When a country imports oil, it usually pays international market prices, and Brent crude acts as the global reference point. So if Brent prices go up, that country has to spend more foreign currency to buy the same amount of oil. This can put pressure on its trade balance, meaning it spends more on imports than it earns from exports.

Higher oil prices also increase domestic costs. Transport becomes expensive, electricity generation may cost more, and industries that rely heavily on fuel face rising production expenses. Over time, this leads to higher prices for everyday goods, which feeds into inflation. That is why governments and central banks watch Brent prices closely when planning interest rates, subsidies, or fuel taxes.

Another reason is currency stability. When oil prices rise, oil-importing countries often need more US dollars to pay for imports, which can weaken their own currency. A weaker currency then makes imports even more expensive, creating a chain reaction in the economy.

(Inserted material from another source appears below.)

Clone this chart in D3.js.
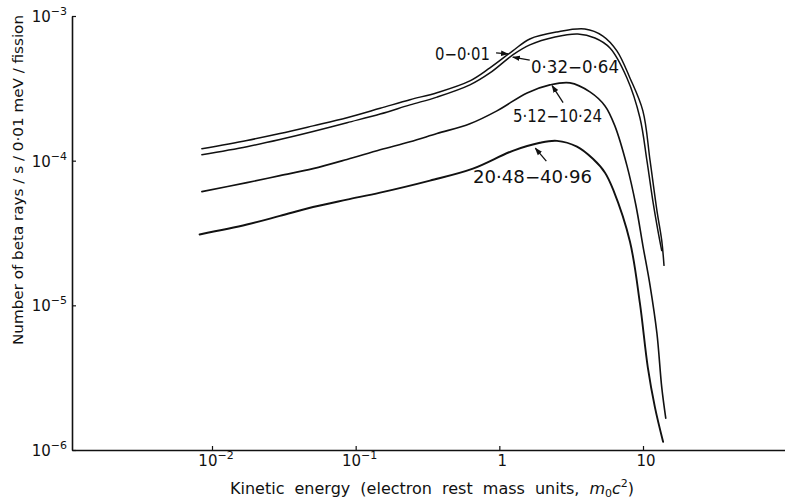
<!DOCTYPE html>
<html><head><meta charset="utf-8">
<script src="https://cdn.jsdelivr.net/npm/d3@7"></script>
<style>
body{margin:0;background:#fff}
svg{display:block}
text{font-family:"DejaVu Sans",sans-serif;fill:#111}
</style>
</head><body>
<svg id="c" width="785" height="502"></svg>
<script>
// ---- data ----
const curveLabels = ["0−0·01", "0·32−0·64", "5·12−10·24", "20·48−40·96"];

const energyA = [0.0085, 0.0175, 0.0297, 0.0505, 0.087, 0.148, 0.239, 0.368, 0.624, 0.86, 1.24, 1.63, 2.52, 3.94, 5.26, 6.58, 8.11, 9.98, 11.2, 12.5, 13.5, 14.0];
const rateA   = [1.21e-4, 1.38e-4, 1.54e-4, 1.74e-4, 1.98e-4, 2.30e-4, 2.64e-4, 2.95e-4, 3.56e-4, 4.38e-4, 5.74e-4, 6.94e-4, 7.76e-4, 8.13e-4, 7.27e-4, 5.74e-4, 3.73e-4, 2.21e-4, 1.0e-4, 4.52e-5, 2.81e-5, 1.89e-5];

const energyB = [0.0085, 0.0175, 0.0297, 0.0505, 0.087, 0.148, 0.239, 0.368, 0.624, 0.86, 1.24, 1.63, 2.44, 3.52, 4.63, 5.89, 7.73, 9.52, 10.65, 11.7, 12.7, 13.5];
const rateB   = [1.10e-4, 1.25e-4, 1.40e-4, 1.59e-4, 1.83e-4, 2.10e-4, 2.43e-4, 2.75e-4, 3.34e-4, 4.04e-4, 5.38e-4, 6.31e-4, 7.16e-4, 7.51e-4, 7.05e-4, 6.01e-4, 3.73e-4, 1.98e-4, 1.0e-4, 5.30e-5, 3.29e-5, 2.39e-5];

const energyC = [0.0085, 0.0175, 0.0297, 0.0505, 0.087, 0.148, 0.239, 0.368, 0.624, 0.962, 1.56, 2.25, 3.10, 4.27, 5.44, 6.37, 7.73, 8.93, 9.98, 11.2, 12.5, 13.5, 14.4];
const rateC   = [6.11e-5, 7.05e-5, 7.88e-5, 8.81e-5, 1.02e-4, 1.19e-4, 1.35e-4, 1.54e-4, 1.80e-4, 2.21e-4, 2.94e-4, 3.34e-4, 3.45e-4, 2.99e-4, 2.39e-4, 1.74e-4, 9.24e-5, 4.90e-5, 2.59e-5, 1.37e-5, 6.41e-6, 2.72e-6, 1.66e-6];

const energyD = [0.0082, 0.0175, 0.0297, 0.0505, 0.087, 0.148, 0.329, 0.655, 1.24, 1.92, 2.52, 3.47, 4.48, 5.44, 6.2, 8.11, 9.52, 10.8, 12.1, 13.8];
const rateD   = [3.09e-5, 3.62e-5, 4.15e-5, 4.78e-5, 5.38e-5, 6.01e-5, 7.28e-5, 8.81e-5, 1.17e-4, 1.33e-4, 1.37e-4, 1.25e-4, 1.03e-4, 8.26e-5, 6.3e-5, 2.76e-5, 1.03e-5, 3.73e-6, 1.98e-6, 1.14e-6];

const xTickValues = [0.01, 0.1, 1, 10];
const xTickBase   = ["10", "10", "1", "10"];
const xTickExp    = ["−2", "−1", "", ""];
const yTickValues = [1e-6, 1e-5, 1e-4, 1e-3];
const yTickExp    = ["−6", "−5", "−4", "−3"];

// ---- layout ----
const svg = d3.select("#c");
const xRef = d3.scaleLog().domain([0.01, 10]).range([212, 643]);
const x = d3.scaleLog().domain([xRef.invert(72), xRef.invert(785)]).range([72, 785]);
const y = d3.scaleLog().domain([1e-6, 1e-3]).range([450, 16]);

// axes
const gx = svg.append("g").attr("transform", "translate(0,450)")
  .call(d3.axisBottom(x).tickValues(xTickValues).tickSize(-4).tickSizeOuter(0).tickFormat(""));
gx.select(".domain").attr("stroke", "#111").attr("stroke-width", 1.6);
gx.selectAll(".tick line").attr("stroke", "#111").attr("stroke-width", 1.2);

const gy = svg.append("g").attr("transform", "translate(72,0)")
  .call(d3.axisLeft(y).tickValues(yTickValues).tickSize(-4).tickSizeOuter(0).tickFormat(""));
gy.select(".domain").attr("stroke", "#111").attr("stroke-width", 1.6);
gy.selectAll(".tick line").attr("stroke", "#111").attr("stroke-width", 1.2);

// x tick labels
xTickValues.forEach((v, i) => {
  const t = svg.append("text")
    .attr("x", x(v) + (xTickExp[i] ? 4 : 3)).attr("y", 466)
    .attr("text-anchor", "middle").attr("font-size", 15);
  t.append("tspan").text(xTickBase[i]);
  if (xTickExp[i]) t.append("tspan").attr("font-size", 11).attr("dy", -7).text(xTickExp[i]);
});

// y tick labels
yTickValues.forEach((v, i) => {
  const t = svg.append("text")
    .attr("x", 67).attr("y", y(v) + 6)
    .attr("text-anchor", "end").attr("font-size", 15);
  t.append("tspan").text("10");
  t.append("tspan").attr("font-size", 11).attr("dy", -7).text(yTickExp[i]);
});

// axis titles
svg.append("text")
  .attr("transform", "translate(23,180) rotate(-90)")
  .attr("text-anchor", "middle").attr("font-size", 14.5)
  .attr("textLength", 330).attr("lengthAdjust", "spacingAndGlyphs")
  .text("Number  of  beta  rays / s / 0·01  meV / fission");

const xt = svg.append("text").attr("x", 230).attr("y", 494).attr("font-size", 16)
  .attr("word-spacing", 5);
xt.append("tspan").text("Kinetic    energy (electron  rest  mass  units, ");
xt.append("tspan").attr("font-style", "italic").text("m");
xt.append("tspan").attr("font-size", 11).attr("dy", 3).text("0");
xt.append("tspan").attr("font-style", "italic").attr("dy", -3).text("c");
xt.append("tspan").attr("font-size", 11).attr("dy", -7).text("2");
xt.append("tspan").attr("dy", 7).text(")");

// curves
const series = [
  {e: energyA, r: rateA, w: 1.5},
  {e: energyB, r: rateB, w: 1.5},
  {e: energyC, r: rateC, w: 1.6},
  {e: energyD, r: rateD, w: 1.9}
];
const line = d3.line().x(d => x(d[0])).y(d => y(d[1])).curve(d3.curveCatmullRom.alpha(0.5));
series.forEach(s => {
  svg.append("path")
    .attr("d", line(s.e.map((v, i) => [v, s.r[i]])))
    .attr("fill", "none").attr("stroke", "#111").attr("stroke-width", s.w)
    .attr("stroke-linejoin", "round").attr("stroke-linecap", "round");
});

// annotations: arrow tip in data space, tail offset & label box in px
svg.append("defs").append("marker")
  .attr("id", "ah").attr("viewBox", "0 0 10 10").attr("refX", 9).attr("refY", 5)
  .attr("markerWidth", 6).attr("markerHeight", 6).attr("orient", "auto")
  .append("path").attr("d", "M0,1.5L10,5L0,8.5Z").attr("fill", "#111");

const notes = [
  {tip: [1.15, 5.47e-4], tail: [-12, -1], tx: 435, ty: 60, w: 55},
  {tip: [1.24, 5.20e-4], tail: [17, 3], tx: 531, ty: 73, w: 88},
  {tip: [2.33, 3.30e-4], tail: [11, 17], tx: 513, ty: 122, w: 89},
  {tip: [1.78, 1.22e-4], tail: [11, 13], tx: 473, ty: 183, w: 119}
];
notes.forEach((n, i) => {
  const px = x(n.tip[0]), py = y(n.tip[1]);
  svg.append("line")
    .attr("x1", px + n.tail[0]).attr("y1", py + n.tail[1])
    .attr("x2", px).attr("y2", py)
    .attr("stroke", "#111").attr("stroke-width", 1.3).attr("marker-end", "url(#ah)");
  svg.append("text").attr("x", n.tx).attr("y", n.ty).attr("font-size", 17)
    .attr("textLength", n.w).attr("lengthAdjust", "spacingAndGlyphs")
    .text(curveLabels[i]);
});
</script>
</body></html>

Brent crude also helps governments predict inflation trends. Since oil is used in transport, agriculture, and manufacturing, changes in its price usually show up in overall inflation data after a short delay. By tracking Brent prices early, policymakers can prepare measures to control inflation before it becomes severe.

It also matters for budgeting. Many countries plan their annual budgets assuming a certain oil price range. If Brent prices rise unexpectedly, subsidies on fuel may increase, or governments may need to adjust spending in other areas.

In simple terms, oil-importing countries watch Brent crude because it acts like an early warning signal for inflation, trade pressure, and economic stability. It is one of the fastest indicators showing how expensive or stable an economy might become in the near future.